#### [DIRECTIONS FOR THIS TASK]
Repeat, exactly and in full, the lines of the listing below, but without any pictures.

#### [DATASET EXTRACT]
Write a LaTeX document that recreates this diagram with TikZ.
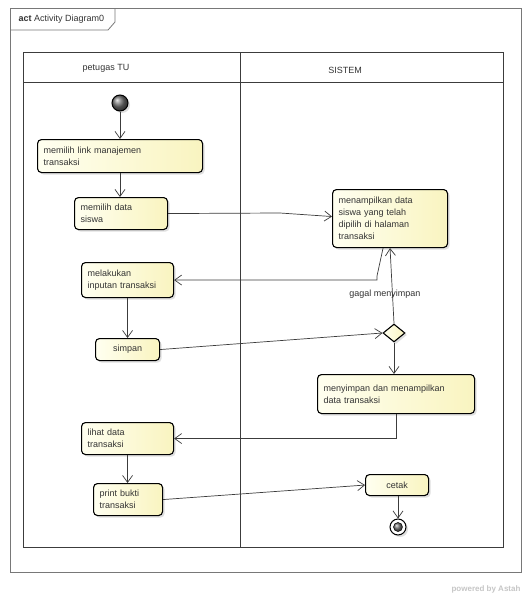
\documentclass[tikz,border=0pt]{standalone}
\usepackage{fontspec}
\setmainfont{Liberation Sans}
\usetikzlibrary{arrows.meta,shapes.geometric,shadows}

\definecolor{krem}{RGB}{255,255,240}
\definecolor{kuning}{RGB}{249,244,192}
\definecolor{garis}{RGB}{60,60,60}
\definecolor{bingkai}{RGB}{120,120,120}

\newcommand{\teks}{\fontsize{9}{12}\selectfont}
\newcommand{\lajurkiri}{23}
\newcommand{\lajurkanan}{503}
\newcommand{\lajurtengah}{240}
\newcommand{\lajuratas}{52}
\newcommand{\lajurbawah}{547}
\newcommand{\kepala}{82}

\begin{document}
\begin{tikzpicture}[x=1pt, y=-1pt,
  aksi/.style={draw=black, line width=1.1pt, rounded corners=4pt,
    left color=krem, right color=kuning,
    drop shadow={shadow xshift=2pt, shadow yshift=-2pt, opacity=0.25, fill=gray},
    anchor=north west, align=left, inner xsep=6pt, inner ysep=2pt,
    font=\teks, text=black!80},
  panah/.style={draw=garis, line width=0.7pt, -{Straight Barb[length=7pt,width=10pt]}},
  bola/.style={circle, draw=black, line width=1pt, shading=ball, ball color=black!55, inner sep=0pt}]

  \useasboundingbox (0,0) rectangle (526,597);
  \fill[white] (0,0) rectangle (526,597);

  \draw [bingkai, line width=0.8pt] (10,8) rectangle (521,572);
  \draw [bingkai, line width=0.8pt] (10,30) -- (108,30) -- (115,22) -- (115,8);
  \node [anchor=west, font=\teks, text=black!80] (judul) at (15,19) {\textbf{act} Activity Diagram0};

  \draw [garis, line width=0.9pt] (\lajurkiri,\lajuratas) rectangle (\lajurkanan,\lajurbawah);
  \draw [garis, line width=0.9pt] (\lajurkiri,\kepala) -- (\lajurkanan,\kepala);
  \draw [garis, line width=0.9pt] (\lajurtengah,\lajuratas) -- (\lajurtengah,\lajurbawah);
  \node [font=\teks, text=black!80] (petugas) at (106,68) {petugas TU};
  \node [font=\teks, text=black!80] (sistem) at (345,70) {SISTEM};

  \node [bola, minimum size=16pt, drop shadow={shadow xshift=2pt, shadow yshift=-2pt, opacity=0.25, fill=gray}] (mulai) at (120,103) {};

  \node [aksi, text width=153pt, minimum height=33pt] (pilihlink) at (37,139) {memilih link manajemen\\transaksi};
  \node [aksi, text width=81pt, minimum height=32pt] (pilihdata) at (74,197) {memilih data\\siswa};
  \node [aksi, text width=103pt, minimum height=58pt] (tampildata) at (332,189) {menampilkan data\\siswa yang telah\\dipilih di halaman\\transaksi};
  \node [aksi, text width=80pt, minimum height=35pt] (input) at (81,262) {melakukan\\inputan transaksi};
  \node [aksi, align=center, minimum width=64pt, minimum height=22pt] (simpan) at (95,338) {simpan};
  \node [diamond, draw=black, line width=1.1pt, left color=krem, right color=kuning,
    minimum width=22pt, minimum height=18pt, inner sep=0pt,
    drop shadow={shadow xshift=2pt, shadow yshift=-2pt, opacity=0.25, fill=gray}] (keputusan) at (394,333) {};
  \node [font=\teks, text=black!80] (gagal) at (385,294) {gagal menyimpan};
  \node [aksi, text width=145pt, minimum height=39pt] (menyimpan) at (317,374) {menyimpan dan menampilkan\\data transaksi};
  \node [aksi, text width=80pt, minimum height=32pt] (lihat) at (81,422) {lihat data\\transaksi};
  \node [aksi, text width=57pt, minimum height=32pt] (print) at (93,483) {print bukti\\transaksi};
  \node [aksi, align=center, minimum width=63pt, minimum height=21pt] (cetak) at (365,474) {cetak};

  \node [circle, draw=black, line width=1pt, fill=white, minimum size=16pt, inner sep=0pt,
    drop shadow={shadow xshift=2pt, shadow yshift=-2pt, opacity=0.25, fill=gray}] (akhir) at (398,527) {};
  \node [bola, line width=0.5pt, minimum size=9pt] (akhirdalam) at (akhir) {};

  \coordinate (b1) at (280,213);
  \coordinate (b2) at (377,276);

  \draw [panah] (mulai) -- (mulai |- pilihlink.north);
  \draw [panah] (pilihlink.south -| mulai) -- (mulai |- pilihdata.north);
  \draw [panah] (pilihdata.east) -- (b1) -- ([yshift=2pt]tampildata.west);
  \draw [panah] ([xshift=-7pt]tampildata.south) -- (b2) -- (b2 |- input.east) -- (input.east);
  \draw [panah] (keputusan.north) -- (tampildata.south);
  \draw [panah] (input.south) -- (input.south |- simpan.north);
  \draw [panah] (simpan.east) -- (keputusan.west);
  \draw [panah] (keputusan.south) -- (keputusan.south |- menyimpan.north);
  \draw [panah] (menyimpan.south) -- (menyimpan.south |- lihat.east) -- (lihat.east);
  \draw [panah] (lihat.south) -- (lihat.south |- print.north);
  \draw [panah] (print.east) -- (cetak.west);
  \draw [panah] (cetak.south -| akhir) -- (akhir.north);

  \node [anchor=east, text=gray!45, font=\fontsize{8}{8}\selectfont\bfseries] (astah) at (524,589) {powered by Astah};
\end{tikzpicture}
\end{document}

#### [COMPLETED TASK]
Write a LaTeX document that recreates this diagram with TikZ.
\documentclass[tikz,border=0pt]{standalone}
\usepackage{fontspec}
\setmainfont{Liberation Sans}
\usetikzlibrary{arrows.meta,shapes.geometric,shadows}

\definecolor{krem}{RGB}{255,255,240}
\definecolor{kuning}{RGB}{249,244,192}
\definecolor{garis}{RGB}{60,60,60}
\definecolor{bingkai}{RGB}{120,120,120}

\newcommand{\teks}{\fontsize{9}{12}\selectfont}
\newcommand{\lajurkiri}{23}
\newcommand{\lajurkanan}{503}
\newcommand{\lajurtengah}{240}
\newcommand{\lajuratas}{52}
\newcommand{\lajurbawah}{547}
\newcommand{\kepala}{82}

\begin{document}
\begin{tikzpicture}[x=1pt, y=-1pt,
  aksi/.style={draw=black, line width=1.1pt, rounded corners=4pt,
    left color=krem, right color=kuning,
    drop shadow={shadow xshift=2pt, shadow yshift=-2pt, opacity=0.25, fill=gray},
    anchor=north west, align=left, inner xsep=6pt, inner ysep=2pt,
    font=\teks, text=black!80},
  panah/.style={draw=garis, line width=0.7pt, -{Straight Barb[length=7pt,width=10pt]}},
  bola/.style={circle, draw=black, line width=1pt, shading=ball, ball color=black!55, inner sep=0pt}]

  \useasboundingbox (0,0) rectangle (526,597);
  \fill[white] (0,0) rectangle (526,597);

  \draw [bingkai, line width=0.8pt] (10,8) rectangle (521,572);
  \draw [bingkai, line width=0.8pt] (10,30) -- (108,30) -- (115,22) -- (115,8);
  \node [anchor=west, font=\teks, text=black!80] (judul) at (15,19) {\textbf{act} Activity Diagram0};

  \draw [garis, line width=0.9pt] (\lajurkiri,\lajuratas) rectangle (\lajurkanan,\lajurbawah);
  \draw [garis, line width=0.9pt] (\lajurkiri,\kepala) -- (\lajurkanan,\kepala);
  \draw [garis, line width=0.9pt] (\lajurtengah,\lajuratas) -- (\lajurtengah,\lajurbawah);
  \node [font=\teks, text=black!80] (petugas) at (106,68) {petugas TU};
  \node [font=\teks, text=black!80] (sistem) at (345,70) {SISTEM};

  \node [bola, minimum size=16pt, drop shadow={shadow xshift=2pt, shadow yshift=-2pt, opacity=0.25, fill=gray}] (mulai) at (120,103) {};

  \node [aksi, text width=153pt, minimum height=33pt] (pilihlink) at (37,139) {memilih link manajemen\\transaksi};
  \node [aksi, text width=81pt, minimum height=32pt] (pilihdata) at (74,197) {memilih data\\siswa};
  \node [aksi, text width=103pt, minimum height=58pt] (tampildata) at (332,189) {menampilkan data\\siswa yang telah\\dipilih di halaman\\transaksi};
  \node [aksi, text width=80pt, minimum height=35pt] (input) at (81,262) {melakukan\\inputan transaksi};
  \node [aksi, align=center, minimum width=64pt, minimum height=22pt] (simpan) at (95,338) {simpan};
  \node [diamond, draw=black, line width=1.1pt, left color=krem, right color=kuning,
    minimum width=22pt, minimum height=18pt, inner sep=0pt,
    drop shadow={shadow xshift=2pt, shadow yshift=-2pt, opacity=0.25, fill=gray}] (keputusan) at (394,333) {};
  \node [font=\teks, text=black!80] (gagal) at (385,294) {gagal menyimpan};
  \node [aksi, text width=145pt, minimum height=39pt] (menyimpan) at (317,374) {menyimpan dan menampilkan\\data transaksi};
  \node [aksi, text width=80pt, minimum height=32pt] (lihat) at (81,422) {lihat data\\transaksi};
  \node [aksi, text width=57pt, minimum height=32pt] (print) at (93,483) {print bukti\\transaksi};
  \node [aksi, align=center, minimum width=63pt, minimum height=21pt] (cetak) at (365,474) {cetak};

  \node [circle, draw=black, line width=1pt, fill=white, minimum size=16pt, inner sep=0pt,
    drop shadow={shadow xshift=2pt, shadow yshift=-2pt, opacity=0.25, fill=gray}] (akhir) at (398,527) {};
  \node [bola, line width=0.5pt, minimum size=9pt] (akhirdalam) at (akhir) {};

  \coordinate (b1) at (280,213);
  \coordinate (b2) at (377,276);

  \draw [panah] (mulai) -- (mulai |- pilihlink.north);
  \draw [panah] (pilihlink.south -| mulai) -- (mulai |- pilihdata.north);
  \draw [panah] (pilihdata.east) -- (b1) -- ([yshift=2pt]tampildata.west);
  \draw [panah] ([xshift=-7pt]tampildata.south) -- (b2) -- (b2 |- input.east) -- (input.east);
  \draw [panah] (keputusan.north) -- (tampildata.south);
  \draw [panah] (input.south) -- (input.south |- simpan.north);
  \draw [panah] (simpan.east) -- (keputusan.west);
  \draw [panah] (keputusan.south) -- (keputusan.south |- menyimpan.north);
  \draw [panah] (menyimpan.south) -- (menyimpan.south |- lihat.east) -- (lihat.east);
  \draw [panah] (lihat.south) -- (lihat.south |- print.north);
  \draw [panah] (print.east) -- (cetak.west);
  \draw [panah] (cetak.south -| akhir) -- (akhir.north);

  \node [anchor=east, text=gray!45, font=\fontsize{8}{8}\selectfont\bfseries] (astah) at (524,589) {powered by Astah};
\end{tikzpicture}
\end{document}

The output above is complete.